**Directions:**
Skip the pictures and extract all of the lines exactly as written.
■ ■ ■ ■ ■
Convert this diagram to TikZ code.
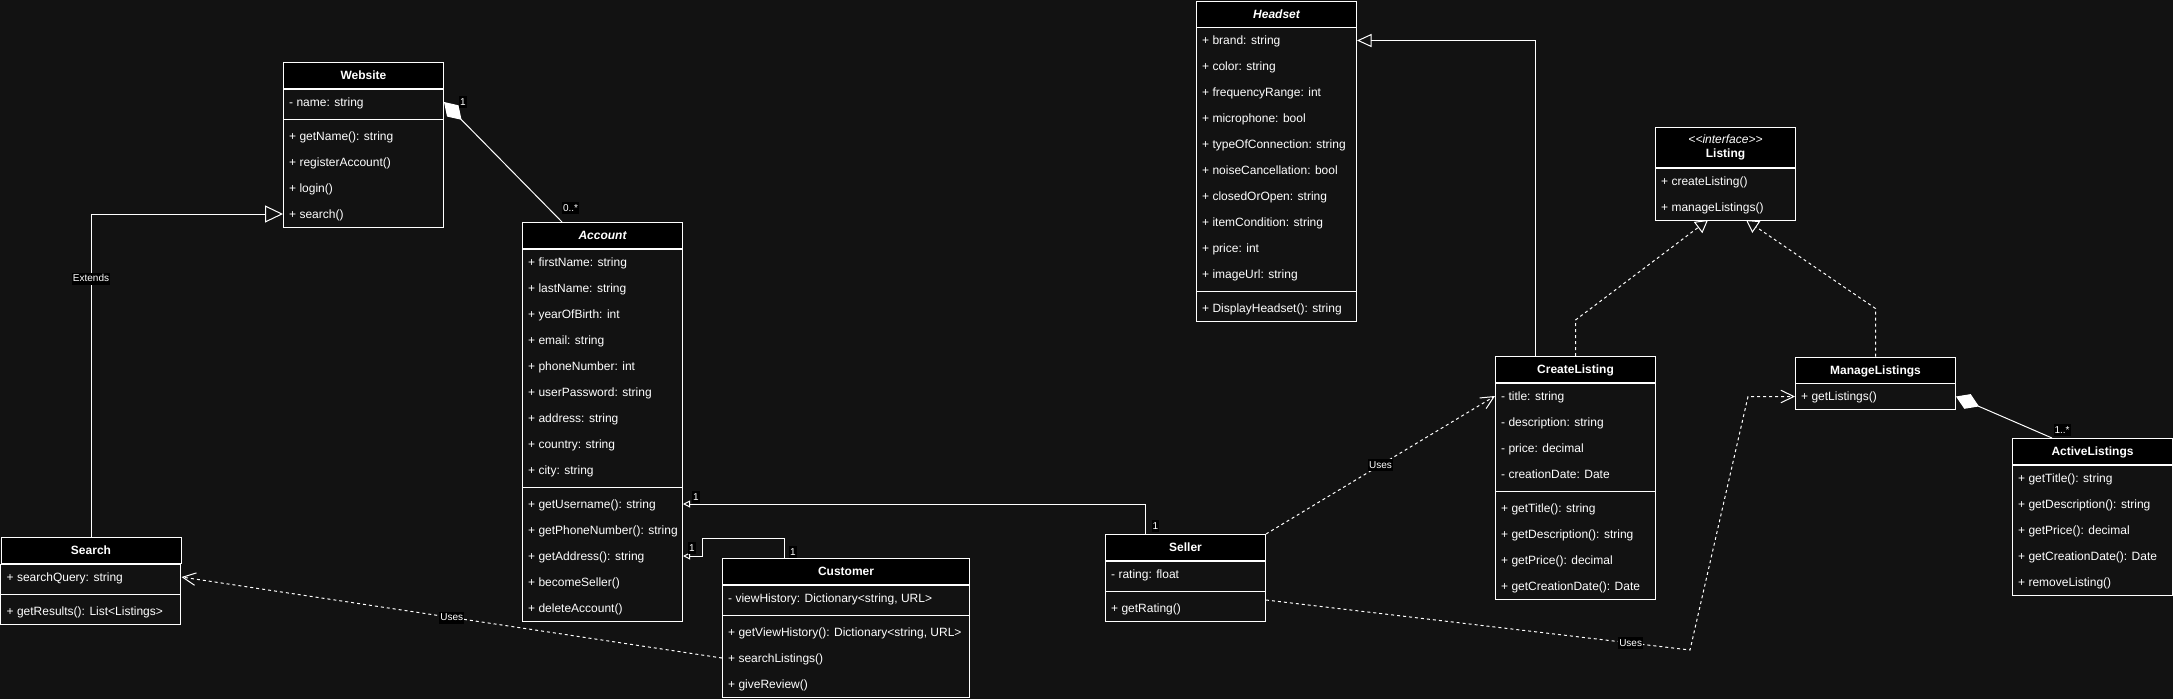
\documentclass[tikz,border=0pt]{standalone}
\usepackage{fontspec}
\setmainfont{Liberation Sans}
\usetikzlibrary{calc,arrows.meta}
\definecolor{canvas}{RGB}{18,18,18}
\def\rowh{26}
% [header options]{name}{x,y}{width}{title}{#attrs}{attrs}{#methods}{methods}
\newcommand\umlclass[9][]{%
  \node[head, minimum width=#4pt, #1] (#2) at (#3) {#5};
  \pgfmathsetmacro\moff{(#6>0)*(\rowh*#6+8)}
  \pgfmathsetmacro\hbody{\moff+\rowh*#8}
  \draw[wire, fill=canvas] (#2.south west) rectangle ++(#4,\hbody);
  \ifnum#6>0
    \draw[wire] ($(#2.south west)+(0,\rowh*#6+4)$) -- ++(#4,0);
    \foreach \t [count=\i] in {#7}
      \node[item] (#2-a\i) at ($(#2.south west)+(6,\rowh*\i-13)$) {\t};
  \fi
  \foreach \t [count=\i] in {#9}
    \node[item] (#2-m\i) at ($(#2.south west)+(6,\moff+\rowh*\i-13)$) {\t};
}
\tikzset{
  wire/.style={draw=white, line width=1pt},
  dep/.style={wire, dash pattern=on 3pt off 3pt},
  head/.style={wire, fill=black, text=white, anchor=north west, inner sep=0pt,
    minimum height=26pt, text height=8.6pt, text depth=0pt,
    font=\bfseries\fontsize{12}{14.3}\selectfont},
  item/.style={anchor=west, text=white, inner sep=0pt, text height=8.6pt,
    text depth=0pt, font=\fontsize{12}{14.3}\selectfont},
  lbl/.style={fill=black, text=white, inner sep=1pt, text height=8pt,
    text depth=2pt, font=\fontsize{10}{12}\selectfont},
  uses/.style={dep, -{Straight Barb[length=13pt,width=12.5pt]}},
  realize/.style={dep, -{Triangle[open,length=12.5pt,width=14pt]}},
  assoc/.style={wire, -{Triangle[open,length=7pt,width=7pt]}},
  whole/.style={wire, {Diamond[length=25pt,width=16pt]}-}
}

\begin{document}
\begin{tikzpicture}[x=1pt,y=-1pt]
  \useasboundingbox (0,0) rectangle (2173,699);
  \fill[canvas] (0,0) rectangle (2173,699);

  %%%%% classes %%%%%
  \umlclass{website}{283,62}{160}{Website}
    {1}{- name: string}
    {4}{+ getName(): string, + registerAccount(), + login(), + search()}
  \umlclass{account}{522,222}{160}{\itshape Account}
    {9}{+ firstName: string, + lastName: string, + yearOfBirth: int,
        + email: string, + phoneNumber: int, + userPassword: string,
        + address: string, + country: string, + city: string}
    {5}{+ getUsername(): string, + getPhoneNumber(): string,
        + getAddress(): string, + becomeSeller(), + deleteAccount()}
  \umlclass{customer}{722,558}{247}{Customer}
    {1}{{- viewHistory: Dictionary<string, URL>}}
    {3}{{+ getViewHistory(): Dictionary<string, URL>}, + searchListings(), + giveReview()}
  \umlclass{search}{0.5,537}{180}{Search}
    {1}{+ searchQuery: string}
    {1}{+ getResults(): List<Listings>}
  \umlclass{headset}{1196,0.5}{160}{\itshape Headset}
    {10}{+ brand: string, + color: string, + frequencyRange: int,
         + microphone: bool, + typeOfConnection: string,
         + noiseCancellation: bool, + closedOrOpen: string,
         + itemCondition: string, + price: int, + imageUrl: string}
    {1}{+ DisplayHeadset(): string}
  \umlclass[minimum height=40pt, align=center, text height=, text depth=]
    {listing}{1655,127}{140}
    {{\normalfont\itshape <{}<interface>{}>}\\Listing}
    {0}{}
    {2}{+ createListing(), + manageListings()}
  \umlclass{createlisting}{1495,356}{160}{CreateListing}
    {4}{- title: string, - description: string, - price: decimal, - creationDate: Date}
    {4}{+ getTitle(): string, + getDescription(): string,
        + getPrice(): decimal, + getCreationDate(): Date}
  \umlclass{managelistings}{1795,356.5}{160}{ManageListings}
    {0}{}
    {1}{+ getListings()}
  \umlclass{activelistings}{2012,438}{160}{ActiveListings}
    {0}{}
    {5}{+ getTitle(): string, + getDescription(): string, + getPrice(): decimal,
        + getCreationDate(): Date, + removeListing()}
  \umlclass{seller}{1105,534}{160}{Seller}
    {1}{- rating: float}
    {1}{+ getRating()}

  \coordinate (lstA) at ($(listing.south west)+(53,52)$);
  \coordinate (lstB) at ($(listing.south west)+(91,52)$);
  \coordinate (usesbend) at (1690,650);

  %%%%% relations %%%%%
  \draw[wire, -{Triangle[open,length=18pt,width=17pt]}] (search.north)
    |- (website.west |- website-m4) node[lbl, pos=0.4]{Extends};
  \draw[whole] (website.east |- website-a1) node[lbl, xshift=19pt]{1}
    -- ($(account.north west)+(40,0)$) node[lbl, xshift=8.5pt, yshift=14pt]{0..*};
  \draw[assoc] ($(seller.north west)+(40,0)$) node[lbl, xshift=10.5pt, yshift=8pt]{1}
    |- (account.east |- account-m1) node[lbl, xshift=13pt, yshift=7pt]{1};
  \draw[assoc] ($(customer.north west)+(62,0)$) node[lbl, xshift=9pt, yshift=6pt]{1}
    |- ($(customer.north west)+(-20,-20)$)
    |- (account.east |- account-m3) node[lbl, xshift=9pt, yshift=8pt]{1};
  \draw[uses] (customer.west |- customer-m2) -- node[lbl]{Uses} (search.east |- search-a1);
  \draw[uses] (seller.north east) -- node[lbl]{Uses} (createlisting.west |- createlisting-a1);
  \draw[uses] ($(seller.south east)+(0,39)$) -- node[lbl, pos=0.86]{Uses} (usesbend)
    -- ($(managelistings.west |- managelistings-m1)+(-47,0)$)
    -- (managelistings.west |- managelistings-m1);
  \draw[wire, -{Triangle[open,length=14.5pt,width=13pt]}]
    ($(createlisting.north west)+(40,0)$) |- (headset.east |- headset-a1);
  \draw[realize] (createlisting.north) -- ++(0,-36) -- (lstA);
  \draw[realize] (managelistings.north) -- ++(0,-48) -- (lstB);
  \draw[whole] (managelistings.east |- managelistings-m1)
    -- ($(activelistings.north west)+(40,0)$) node[lbl, xshift=10pt, yshift=8pt]{1..*};
\end{tikzpicture}
\end{document}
■ ■ ■ ■ ■
**Final answer:**
Convert this diagram to TikZ code.
\documentclass[tikz,border=0pt]{standalone}
\usepackage{fontspec}
\setmainfont{Liberation Sans}
\usetikzlibrary{calc,arrows.meta}
\definecolor{canvas}{RGB}{18,18,18}
\def\rowh{26}
% [header options]{name}{x,y}{width}{title}{#attrs}{attrs}{#methods}{methods}
\newcommand\umlclass[9][]{%
  \node[head, minimum width=#4pt, #1] (#2) at (#3) {#5};
  \pgfmathsetmacro\moff{(#6>0)*(\rowh*#6+8)}
  \pgfmathsetmacro\hbody{\moff+\rowh*#8}
  \draw[wire, fill=canvas] (#2.south west) rectangle ++(#4,\hbody);
  \ifnum#6>0
    \draw[wire] ($(#2.south west)+(0,\rowh*#6+4)$) -- ++(#4,0);
    \foreach \t [count=\i] in {#7}
      \node[item] (#2-a\i) at ($(#2.south west)+(6,\rowh*\i-13)$) {\t};
  \fi
  \foreach \t [count=\i] in {#9}
    \node[item] (#2-m\i) at ($(#2.south west)+(6,\moff+\rowh*\i-13)$) {\t};
}
\tikzset{
  wire/.style={draw=white, line width=1pt},
  dep/.style={wire, dash pattern=on 3pt off 3pt},
  head/.style={wire, fill=black, text=white, anchor=north west, inner sep=0pt,
    minimum height=26pt, text height=8.6pt, text depth=0pt,
    font=\bfseries\fontsize{12}{14.3}\selectfont},
  item/.style={anchor=west, text=white, inner sep=0pt, text height=8.6pt,
    text depth=0pt, font=\fontsize{12}{14.3}\selectfont},
  lbl/.style={fill=black, text=white, inner sep=1pt, text height=8pt,
    text depth=2pt, font=\fontsize{10}{12}\selectfont},
  uses/.style={dep, -{Straight Barb[length=13pt,width=12.5pt]}},
  realize/.style={dep, -{Triangle[open,length=12.5pt,width=14pt]}},
  assoc/.style={wire, -{Triangle[open,length=7pt,width=7pt]}},
  whole/.style={wire, {Diamond[length=25pt,width=16pt]}-}
}

\begin{document}
\begin{tikzpicture}[x=1pt,y=-1pt]
  \useasboundingbox (0,0) rectangle (2173,699);
  \fill[canvas] (0,0) rectangle (2173,699);

  %%%%% classes %%%%%
  \umlclass{website}{283,62}{160}{Website}
    {1}{- name: string}
    {4}{+ getName(): string, + registerAccount(), + login(), + search()}
  \umlclass{account}{522,222}{160}{\itshape Account}
    {9}{+ firstName: string, + lastName: string, + yearOfBirth: int,
        + email: string, + phoneNumber: int, + userPassword: string,
        + address: string, + country: string, + city: string}
    {5}{+ getUsername(): string, + getPhoneNumber(): string,
        + getAddress(): string, + becomeSeller(), + deleteAccount()}
  \umlclass{customer}{722,558}{247}{Customer}
    {1}{{- viewHistory: Dictionary<string, URL>}}
    {3}{{+ getViewHistory(): Dictionary<string, URL>}, + searchListings(), + giveReview()}
  \umlclass{search}{0.5,537}{180}{Search}
    {1}{+ searchQuery: string}
    {1}{+ getResults(): List<Listings>}
  \umlclass{headset}{1196,0.5}{160}{\itshape Headset}
    {10}{+ brand: string, + color: string, + frequencyRange: int,
         + microphone: bool, + typeOfConnection: string,
         + noiseCancellation: bool, + closedOrOpen: string,
         + itemCondition: string, + price: int, + imageUrl: string}
    {1}{+ DisplayHeadset(): string}
  \umlclass[minimum height=40pt, align=center, text height=, text depth=]
    {listing}{1655,127}{140}
    {{\normalfont\itshape <{}<interface>{}>}\\Listing}
    {0}{}
    {2}{+ createListing(), + manageListings()}
  \umlclass{createlisting}{1495,356}{160}{CreateListing}
    {4}{- title: string, - description: string, - price: decimal, - creationDate: Date}
    {4}{+ getTitle(): string, + getDescription(): string,
        + getPrice(): decimal, + getCreationDate(): Date}
  \umlclass{managelistings}{1795,356.5}{160}{ManageListings}
    {0}{}
    {1}{+ getListings()}
  \umlclass{activelistings}{2012,438}{160}{ActiveListings}
    {0}{}
    {5}{+ getTitle(): string, + getDescription(): string, + getPrice(): decimal,
        + getCreationDate(): Date, + removeListing()}
  \umlclass{seller}{1105,534}{160}{Seller}
    {1}{- rating: float}
    {1}{+ getRating()}

  \coordinate (lstA) at ($(listing.south west)+(53,52)$);
  \coordinate (lstB) at ($(listing.south west)+(91,52)$);
  \coordinate (usesbend) at (1690,650);

  %%%%% relations %%%%%
  \draw[wire, -{Triangle[open,length=18pt,width=17pt]}] (search.north)
    |- (website.west |- website-m4) node[lbl, pos=0.4]{Extends};
  \draw[whole] (website.east |- website-a1) node[lbl, xshift=19pt]{1}
    -- ($(account.north west)+(40,0)$) node[lbl, xshift=8.5pt, yshift=14pt]{0..*};
  \draw[assoc] ($(seller.north west)+(40,0)$) node[lbl, xshift=10.5pt, yshift=8pt]{1}
    |- (account.east |- account-m1) node[lbl, xshift=13pt, yshift=7pt]{1};
  \draw[assoc] ($(customer.north west)+(62,0)$) node[lbl, xshift=9pt, yshift=6pt]{1}
    |- ($(customer.north west)+(-20,-20)$)
    |- (account.east |- account-m3) node[lbl, xshift=9pt, yshift=8pt]{1};
  \draw[uses] (customer.west |- customer-m2) -- node[lbl]{Uses} (search.east |- search-a1);
  \draw[uses] (seller.north east) -- node[lbl]{Uses} (createlisting.west |- createlisting-a1);
  \draw[uses] ($(seller.south east)+(0,39)$) -- node[lbl, pos=0.86]{Uses} (usesbend)
    -- ($(managelistings.west |- managelistings-m1)+(-47,0)$)
    -- (managelistings.west |- managelistings-m1);
  \draw[wire, -{Triangle[open,length=14.5pt,width=13pt]}]
    ($(createlisting.north west)+(40,0)$) |- (headset.east |- headset-a1);
  \draw[realize] (createlisting.north) -- ++(0,-36) -- (lstA);
  \draw[realize] (managelistings.north) -- ++(0,-48) -- (lstB);
  \draw[whole] (managelistings.east |- managelistings-m1)
    -- ($(activelistings.north west)+(40,0)$) node[lbl, xshift=10pt, yshift=8pt]{1..*};
\end{tikzpicture}
\end{document}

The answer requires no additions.